For his part, Mr Maskhadov said. "Those who want to end this war should understand the option of force should be dropped, that the road of peace outlined in the Moscow and Nazran agreements (the pre-election deals) is the only way.

The renewed conflict was a blow for Mr Yeltsin, whose aides say he is exhausted, although not suffering any recurrence of the heart problem which dogged him last year.

The Communist leader Mr Gennady Zyuganov, defeated by Mr Yeltsin at the polls, has accused the Kremlin chief of reneging on all his election promises and bringing the country to the brink of chaos.
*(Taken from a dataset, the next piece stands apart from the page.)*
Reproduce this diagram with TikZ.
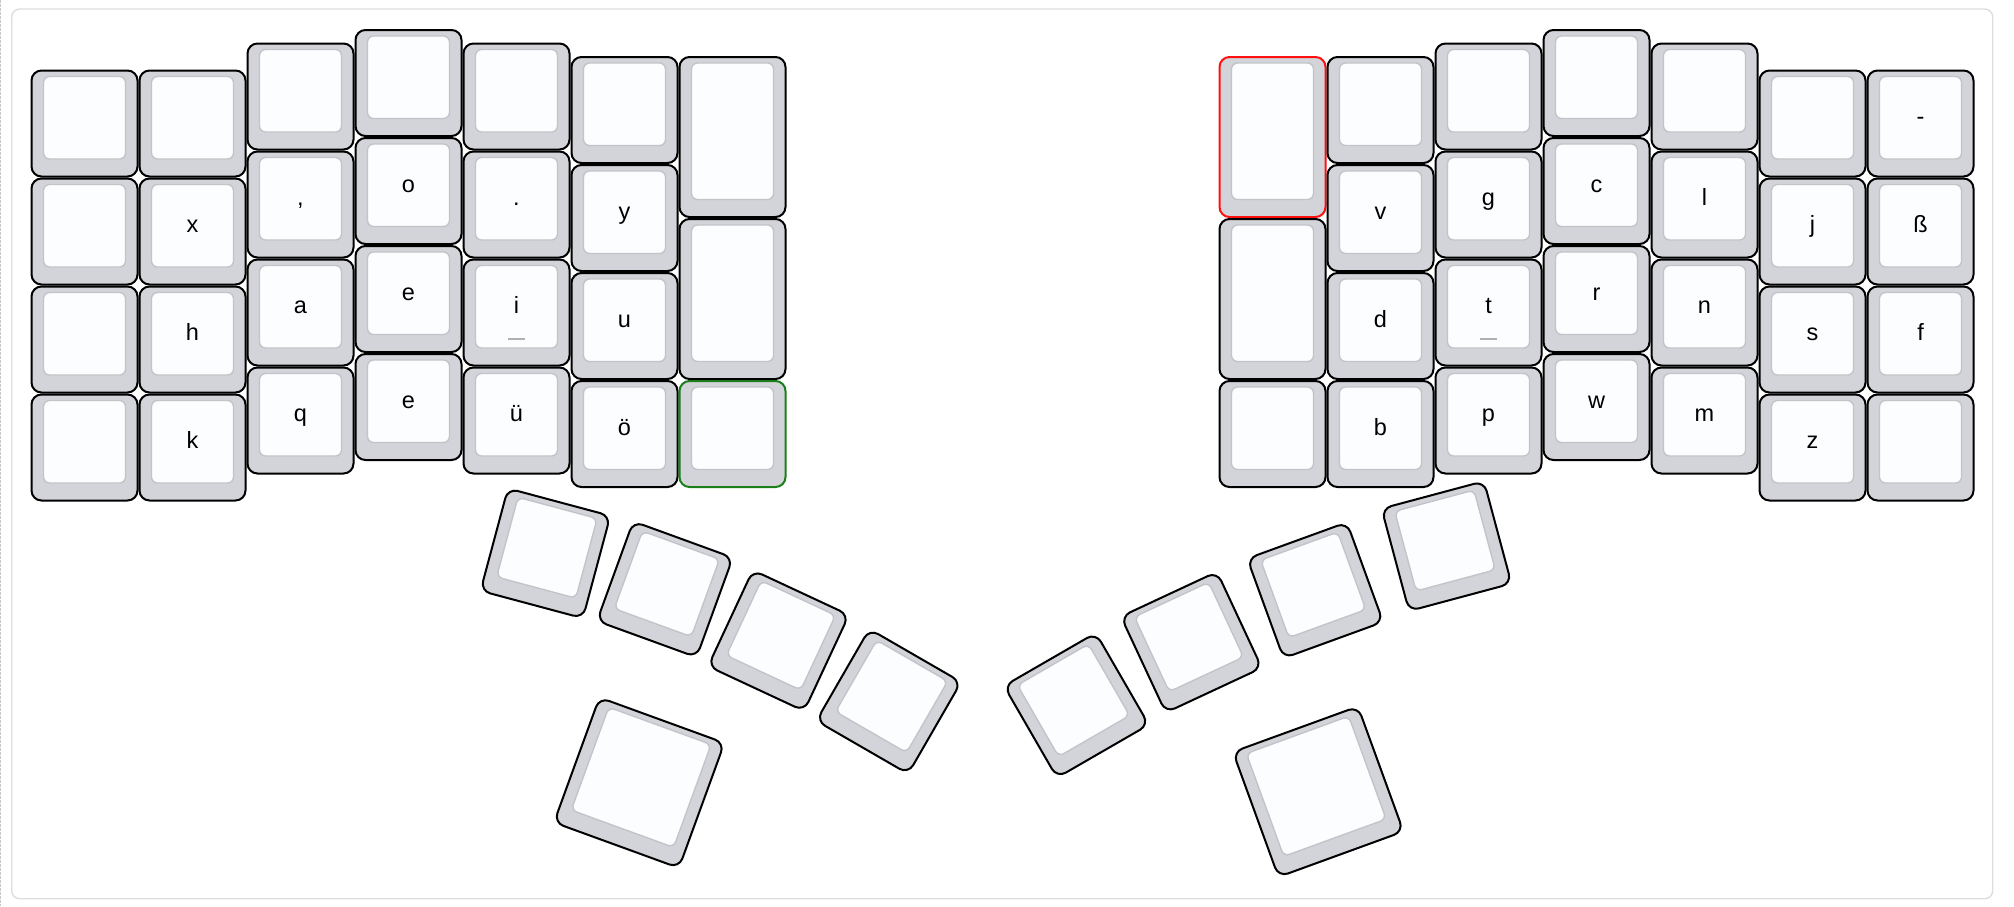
\documentclass[tikz,border=0pt]{standalone}
\usepackage{fontspec}
\setmainfont{Liberation Sans}
\definecolor{keygray}{HTML}{D3D4D9}
\definecolor{keytop}{HTML}{FCFDFE}
\definecolor{topedge}{HTML}{C3C4C9}
\definecolor{framegray}{HTML}{DDDDDD}
\definecolor{dashgray}{HTML}{C8C8C8}
\definecolor{hlred}{HTML}{FF1010}
\definecolor{hlgreen}{HTML}{1A7F1A}
\definecolor{barcol}{HTML}{B0B0B0}
\tikzset{
  keyouter/.style={draw=black, line width=2pt, fill=keygray, rounded corners=10pt},
  keyinner/.style={draw=topedge, line width=1.4pt, fill=keytop, rounded corners=6pt},
  keylabel/.style={anchor=base, inner sep=0pt, outer sep=0pt, font=\fontsize{23.5}{28}\selectfont, text=black},
  homebar/.style={draw=barcol, line width=2pt},
  redkey/.style={draw=hlred},
  greenkey/.style={draw=hlgreen},
  kbframe/.style={draw=framegray, line width=1.4pt, rounded corners=8pt},
  pagedash/.style={draw=dashgray, line width=1.4pt, dash pattern=on 2.7pt off 1.3pt},
}
% #1 outer style, #2 name, #3 cx, #4 cy, #5 angle (screen clockwise), #6 width, #7 height, #8 label
\newcommand\kcap[8][]{%
  \begin{scope}[shift={({#3},{#4})},rotate={-1*(#5)}]
    \path[keyouter,#1] ({-(#6)/2+1},{-(#7)/2+1}) rectangle ({(#6)/2-1},{(#7)/2-1});
    \path[keyinner] ({-(#6)/2+13},{-(#7)/2+7}) rectangle ({(#6)/2-13},{(#7)/2-18.5});
    \def\kclabel{#8}%
    \ifx\kclabel\empty\else\node[keylabel] (#2) at (0,1.0) {#8};\fi
  \end{scope}}
% grid key: #2 name, #3 column, #4 row position (units), #5 w, #6 h, #7 label
\newcommand\gkey[7][]{%
  \kcap[#1]{#2}{30.5+(#3)*108+(#5)*54}{29+(#4)*108+(#6)*54}{0}{(#5)*108}{(#6)*108}{#7}}
\begin{document}
\begin{tikzpicture}[x=1pt,y=-1pt]
\useasboundingbox (0,0) rectangle (2014,906);
\path[pagedash] (0.7,0) -- (0.7,906);
\path[kbframe] (11.7,9) rectangle (1992.7,898.7);
% ---- left half ----
\gkey{L00}{0}{0.375}{1}{1}{}
\gkey{L01}{0}{1.375}{1}{1}{}
\gkey{L02}{0}{2.375}{1}{1}{}
\gkey{L03}{0}{3.375}{1}{1}{}
\gkey{L10}{1}{0.375}{1}{1}{}
\gkey{K-x}{1}{1.375}{1}{1}{x}
\gkey{K-h}{1}{2.375}{1}{1}{h}
\gkey{K-k}{1}{3.375}{1}{1}{k}
\gkey{L20}{2}{0.125}{1}{1}{}
\gkey{K-comma}{2}{1.125}{1}{1}{,}
\gkey{K-a}{2}{2.125}{1}{1}{a}
\gkey{K-q}{2}{3.125}{1}{1}{q}
\gkey{L30}{3}{0}{1}{1}{}
\gkey{K-o}{3}{1}{1}{1}{o}
\gkey{K-e1}{3}{2}{1}{1}{e}
\gkey{K-e2}{3}{3}{1}{1}{e}
\gkey{L40}{4}{0.125}{1}{1}{}
\gkey{K-dot}{4}{1.125}{1}{1}{.}
\gkey{K-i}{4}{2.125}{1}{1}{i}
\gkey{K-ue}{4}{3.125}{1}{1}{ü}
\gkey{L50}{5}{0.25}{1}{1}{}
\gkey{K-y}{5}{1.25}{1}{1}{y}
\gkey{K-u}{5}{2.25}{1}{1}{u}
\gkey{K-oe}{5}{3.25}{1}{1}{ö}
\gkey{L60}{6}{0.25}{1}{1.5}{}
\gkey{L61}{6}{1.75}{1}{1.5}{}
\gkey[greenkey]{L62}{6}{3.25}{1}{1}{}
% ---- right half ----
\gkey[redkey]{R110}{11}{0.25}{1}{1.5}{}
\gkey{R111}{11}{1.75}{1}{1.5}{}
\gkey{R112}{11}{3.25}{1}{1}{}
\gkey{R120}{12}{0.25}{1}{1}{}
\gkey{K-v}{12}{1.25}{1}{1}{v}
\gkey{K-d}{12}{2.25}{1}{1}{d}
\gkey{K-b}{12}{3.25}{1}{1}{b}
\gkey{R130}{13}{0.125}{1}{1}{}
\gkey{K-g}{13}{1.125}{1}{1}{g}
\gkey{K-t}{13}{2.125}{1}{1}{t}
\gkey{K-p}{13}{3.125}{1}{1}{p}
\gkey{R140}{14}{0}{1}{1}{}
\gkey{K-c}{14}{1}{1}{1}{c}
\gkey{K-r}{14}{2}{1}{1}{r}
\gkey{K-w}{14}{3}{1}{1}{w}
\gkey{R150}{15}{0.125}{1}{1}{}
\gkey{K-l}{15}{1.125}{1}{1}{l}
\gkey{K-n}{15}{2.125}{1}{1}{n}
\gkey{K-m}{15}{3.125}{1}{1}{m}
\gkey{R160}{16}{0.375}{1}{1}{}
\gkey{K-j}{16}{1.375}{1}{1}{j}
\gkey{K-s}{16}{2.375}{1}{1}{s}
\gkey{K-z}{16}{3.375}{1}{1}{z}
\gkey{K-minus}{17}{0.375}{1}{1}{-}
\gkey{K-sz}{17}{1.375}{1}{1}{ß}
\gkey{K-f}{17}{2.375}{1}{1}{f}
\gkey{R173}{17}{3.375}{1}{1}{}
% homing bars
\draw[homebar] (K-i.base) ++(-8.3,25.4) -- ++(16.6,0);
\draw[homebar] (K-t.base) ++(-8.3,25.4) -- ++(16.6,0);
% ---- thumb clusters ----
\kcap{LT1}{545.4}{553.3}{15}{108}{108}{}
\kcap{LT2}{664.9}{589.3}{20}{108}{108}{}
\kcap{LT3}{778.5}{640.6}{25}{108}{108}{}
\kcap{LT4}{888.75}{701.4}{30}{108}{108}{}
\kcap{LTB}{639.2}{782.7}{20}{135}{135}{}
\kcap{RT4}{1076.4}{705.3}{-30}{108}{108}{}
\kcap{RT3}{1191.35}{642.2}{-25}{108}{108}{}
\kcap{RT2}{1315.2}{590.25}{-20}{108}{108}{}
\kcap{RT1}{1446.5}{546.1}{-15}{108}{108}{}
\kcap{RTB}{1318.2}{791.7}{-20}{135}{135}{}
\end{tikzpicture}
\end{document}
However, the signs are that the state Duma (parliament), dominated by the leftist and nationalist opposition, will accept the President's suggestion that Mr Chernomyrdin stays on as prime minister, perhaps in exchange for a few minor posts for the Communists.

The new cabinet will be named after Mr Yeltsin's inauguration on Friday, in preparation for which he has ended his working holiday in the sanatorium at Barvikha outside Moscow and come back to town.